## EXERCISE DESCRIPTION
Reproduce the listing below character for character; drop every image.

________________

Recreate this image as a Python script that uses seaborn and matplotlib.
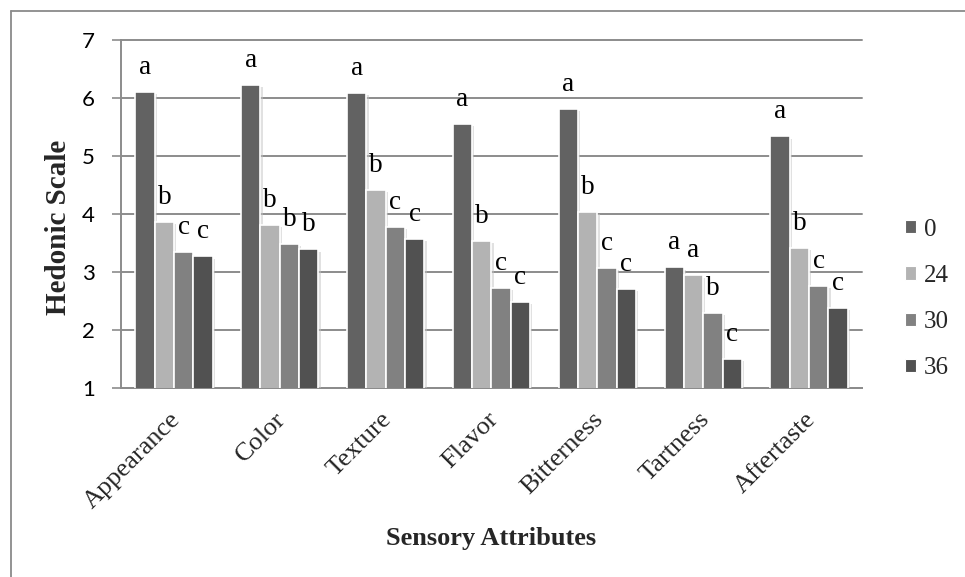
import matplotlib
matplotlib.use("Agg")
import matplotlib.pyplot as plt
import matplotlib.transforms as mtransforms
from matplotlib import patheffects as pe
from matplotlib.patches import Rectangle
from matplotlib.lines import Line2D
import pandas as pd
import seaborn as sns

# Sensory scores per attribute for each storage time
attributes = ["Appearance", "Color", "Texture", "Flavor", "Bitterness", "Tartness", "Aftertaste"]
storage = ["0", "24", "30", "36"]
scores_0 = [6.10, 6.22, 6.09, 5.55, 5.81, 3.08, 5.34]
scores_24 = [3.86, 3.81, 4.42, 3.54, 4.03, 2.94, 3.41]
scores_30 = [3.34, 3.49, 3.78, 2.72, 3.07, 2.29, 2.76]
scores_36 = [3.27, 3.39, 3.57, 2.48, 2.71, 1.50, 2.38]

# Significance letters above each bar
letters_0 = ["a", "a", "a", "a", "a", "a", "a"]
letters_24 = ["b", "b", "b", "b", "b", "a", "b"]
letters_30 = ["c", "b", "c", "c", "c", "b", "c"]
letters_36 = ["c", "b", "c", "c", "c", "c", "c"]

y_ticks = [1, 2, 3, 4, 5, 6, 7]
bar_colors = ["#626262", "#b3b3b3", "#818181", "#515151"]

series = [scores_0, scores_24, scores_30, scores_36]
letters = [letters_0, letters_24, letters_30, letters_36]

rows = []
for level, vals in zip(storage, series):
    for attr, v in zip(attributes, vals):
        rows.append({"Attribute": attr, "Storage": level, "Score": v})
df = pd.DataFrame(rows)

sns.set_theme(style="white")
serif = ["Liberation Serif", "DejaVu Serif"]
plt.rcParams["font.family"] = serif

W, H = 965, 577
fig = plt.figure(figsize=(W / 100, H / 100), dpi=100)
ax = fig.add_axes([121 / W, 1 - 388 / H, (862 - 121) / W, (388 - 40) / H])

grid_col = "#8c8c8c"

sns.barplot(
    data=df, x="Attribute", y="Score", hue="Storage",
    order=attributes, hue_order=storage, palette=bar_colors,
    saturation=1, width=0.73, edgecolor="white", linewidth=1.2,
    ax=ax, zorder=3,
)

shadow = [pe.SimplePatchShadow(offset=(1.6, -1.6), shadow_rgbFace="#c4c4c4", alpha=0.5), pe.Normal()]
for cont in ax.containers:
    for bar in cont:
        bar.set_path_effects(shadow)

# Letters above the bars
for cont, labs in zip(ax.containers, letters):
    for bar, lab in zip(cont, labs):
        ax.annotate(
            lab, xy=(bar.get_x() + bar.get_width() / 2, bar.get_height()),
            xytext=(0, 13), textcoords="offset points",
            ha="center", va="baseline", fontsize=19.5, family=serif,
            color="black", zorder=5, annotation_clip=False,
        )

ax.set_ylim(1, 7)
ax.set_xlim(-0.5, len(attributes) - 0.5)
ax.set_yticks(y_ticks)
ax.set_yticklabels([str(t) for t in y_ticks], family=["Lato", "DejaVu Sans"], fontsize=16)
ax.yaxis.grid(True, color=grid_col, linewidth=1.4)
for gl in ax.get_ygridlines():
    gl.set_clip_on(False)
ax.set_axisbelow(True)

ax.tick_params(axis="y", which="major", length=6.5, width=1.2, color=grid_col,
               pad=12.5, left=True, labelcolor="black")
ax.tick_params(axis="x", which="major", length=0, pad=14.5)

ax.set_xticks(range(len(attributes)))
ax.set_xticklabels(attributes, rotation=45, ha="right", va="top",
                   rotation_mode="anchor", fontsize=19, family=serif)
offset = mtransforms.ScaledTranslation(-5 / 100, 0, fig.dpi_scale_trans)
for lbl in ax.get_xticklabels():
    lbl.set_transform(lbl.get_transform() + offset)

for side in ["top", "right"]:
    ax.spines[side].set_visible(False)
for side in ["left", "bottom"]:
    ax.spines[side].set_color(grid_col)
    ax.spines[side].set_linewidth(1.4)

ax.set_xlabel("Sensory Attributes", fontsize=19, fontweight="bold", family=serif)
ax.xaxis.set_label_coords((491.5 - 121) / (862 - 121), (388 - 539) / (388 - 40))
ax.xaxis.label.set_va("center")
ax.set_ylabel("Hedonic Scale", fontsize=21, fontweight="bold", family=serif)
ax.yaxis.set_label_coords((58 - 121) / (862 - 121), (388 - 227) / (388 - 40))
ax.yaxis.label.set_va("center")

# Legend with small square keys
if ax.get_legend() is not None:
    ax.get_legend().remove()
handles = [Rectangle((0, 0), 1, 1, facecolor=c, edgecolor="white", linewidth=0.8) for c in bar_colors]
fig.legend(
    handles, storage, loc="center left",
    bbox_to_anchor=(905 / W, 1 - 299 / H), bbox_transform=fig.transFigure,
    frameon=False, handlelength=0.45, handleheight=0.45, handletextpad=0.3,
    labelspacing=0.97, borderpad=0, borderaxespad=0,
    prop={"family": serif, "size": 18},
)

# Outer chart frame, open at the right and bottom edges
frame_kw = dict(color="#8a8a8a", linewidth=1.3, transform=fig.transFigure)
fig.add_artist(Line2D([10.5 / W, 10.5 / W], [1 - 10.5 / H, 0], **frame_kw))
fig.add_artist(Line2D([10.5 / W, 1], [1 - 10.5 / H, 1 - 10.5 / H], **frame_kw))

fig.savefig("out.png", dpi=100, facecolor="white")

________________

## FINAL ANSWER
Recreate this image as a Python script that uses seaborn and matplotlib.
import matplotlib
matplotlib.use("Agg")
import matplotlib.pyplot as plt
import matplotlib.transforms as mtransforms
from matplotlib import patheffects as pe
from matplotlib.patches import Rectangle
from matplotlib.lines import Line2D
import pandas as pd
import seaborn as sns

# Sensory scores per attribute for each storage time
attributes = ["Appearance", "Color", "Texture", "Flavor", "Bitterness", "Tartness", "Aftertaste"]
storage = ["0", "24", "30", "36"]
scores_0 = [6.10, 6.22, 6.09, 5.55, 5.81, 3.08, 5.34]
scores_24 = [3.86, 3.81, 4.42, 3.54, 4.03, 2.94, 3.41]
scores_30 = [3.34, 3.49, 3.78, 2.72, 3.07, 2.29, 2.76]
scores_36 = [3.27, 3.39, 3.57, 2.48, 2.71, 1.50, 2.38]

# Significance letters above each bar
letters_0 = ["a", "a", "a", "a", "a", "a", "a"]
letters_24 = ["b", "b", "b", "b", "b", "a", "b"]
letters_30 = ["c", "b", "c", "c", "c", "b", "c"]
letters_36 = ["c", "b", "c", "c", "c", "c", "c"]

y_ticks = [1, 2, 3, 4, 5, 6, 7]
bar_colors = ["#626262", "#b3b3b3", "#818181", "#515151"]

series = [scores_0, scores_24, scores_30, scores_36]
letters = [letters_0, letters_24, letters_30, letters_36]

rows = []
for level, vals in zip(storage, series):
    for attr, v in zip(attributes, vals):
        rows.append({"Attribute": attr, "Storage": level, "Score": v})
df = pd.DataFrame(rows)

sns.set_theme(style="white")
serif = ["Liberation Serif", "DejaVu Serif"]
plt.rcParams["font.family"] = serif

W, H = 965, 577
fig = plt.figure(figsize=(W / 100, H / 100), dpi=100)
ax = fig.add_axes([121 / W, 1 - 388 / H, (862 - 121) / W, (388 - 40) / H])

grid_col = "#8c8c8c"

sns.barplot(
    data=df, x="Attribute", y="Score", hue="Storage",
    order=attributes, hue_order=storage, palette=bar_colors,
    saturation=1, width=0.73, edgecolor="white", linewidth=1.2,
    ax=ax, zorder=3,
)

shadow = [pe.SimplePatchShadow(offset=(1.6, -1.6), shadow_rgbFace="#c4c4c4", alpha=0.5), pe.Normal()]
for cont in ax.containers:
    for bar in cont:
        bar.set_path_effects(shadow)

# Letters above the bars
for cont, labs in zip(ax.containers, letters):
    for bar, lab in zip(cont, labs):
        ax.annotate(
            lab, xy=(bar.get_x() + bar.get_width() / 2, bar.get_height()),
            xytext=(0, 13), textcoords="offset points",
            ha="center", va="baseline", fontsize=19.5, family=serif,
            color="black", zorder=5, annotation_clip=False,
        )

ax.set_ylim(1, 7)
ax.set_xlim(-0.5, len(attributes) - 0.5)
ax.set_yticks(y_ticks)
ax.set_yticklabels([str(t) for t in y_ticks], family=["Lato", "DejaVu Sans"], fontsize=16)
ax.yaxis.grid(True, color=grid_col, linewidth=1.4)
for gl in ax.get_ygridlines():
    gl.set_clip_on(False)
ax.set_axisbelow(True)

ax.tick_params(axis="y", which="major", length=6.5, width=1.2, color=grid_col,
               pad=12.5, left=True, labelcolor="black")
ax.tick_params(axis="x", which="major", length=0, pad=14.5)

ax.set_xticks(range(len(attributes)))
ax.set_xticklabels(attributes, rotation=45, ha="right", va="top",
                   rotation_mode="anchor", fontsize=19, family=serif)
offset = mtransforms.ScaledTranslation(-5 / 100, 0, fig.dpi_scale_trans)
for lbl in ax.get_xticklabels():
    lbl.set_transform(lbl.get_transform() + offset)

for side in ["top", "right"]:
    ax.spines[side].set_visible(False)
for side in ["left", "bottom"]:
    ax.spines[side].set_color(grid_col)
    ax.spines[side].set_linewidth(1.4)

ax.set_xlabel("Sensory Attributes", fontsize=19, fontweight="bold", family=serif)
ax.xaxis.set_label_coords((491.5 - 121) / (862 - 121), (388 - 539) / (388 - 40))
ax.xaxis.label.set_va("center")
ax.set_ylabel("Hedonic Scale", fontsize=21, fontweight="bold", family=serif)
ax.yaxis.set_label_coords((58 - 121) / (862 - 121), (388 - 227) / (388 - 40))
ax.yaxis.label.set_va("center")

# Legend with small square keys
if ax.get_legend() is not None:
    ax.get_legend().remove()
handles = [Rectangle((0, 0), 1, 1, facecolor=c, edgecolor="white", linewidth=0.8) for c in bar_colors]
fig.legend(
    handles, storage, loc="center left",
    bbox_to_anchor=(905 / W, 1 - 299 / H), bbox_transform=fig.transFigure,
    frameon=False, handlelength=0.45, handleheight=0.45, handletextpad=0.3,
    labelspacing=0.97, borderpad=0, borderaxespad=0,
    prop={"family": serif, "size": 18},
)

# Outer chart frame, open at the right and bottom edges
frame_kw = dict(color="#8a8a8a", linewidth=1.3, transform=fig.transFigure)
fig.add_artist(Line2D([10.5 / W, 10.5 / W], [1 - 10.5 / H, 0], **frame_kw))
fig.add_artist(Line2D([10.5 / W, 1], [1 - 10.5 / H, 1 - 10.5 / H], **frame_kw))

fig.savefig("out.png", dpi=100, facecolor="white")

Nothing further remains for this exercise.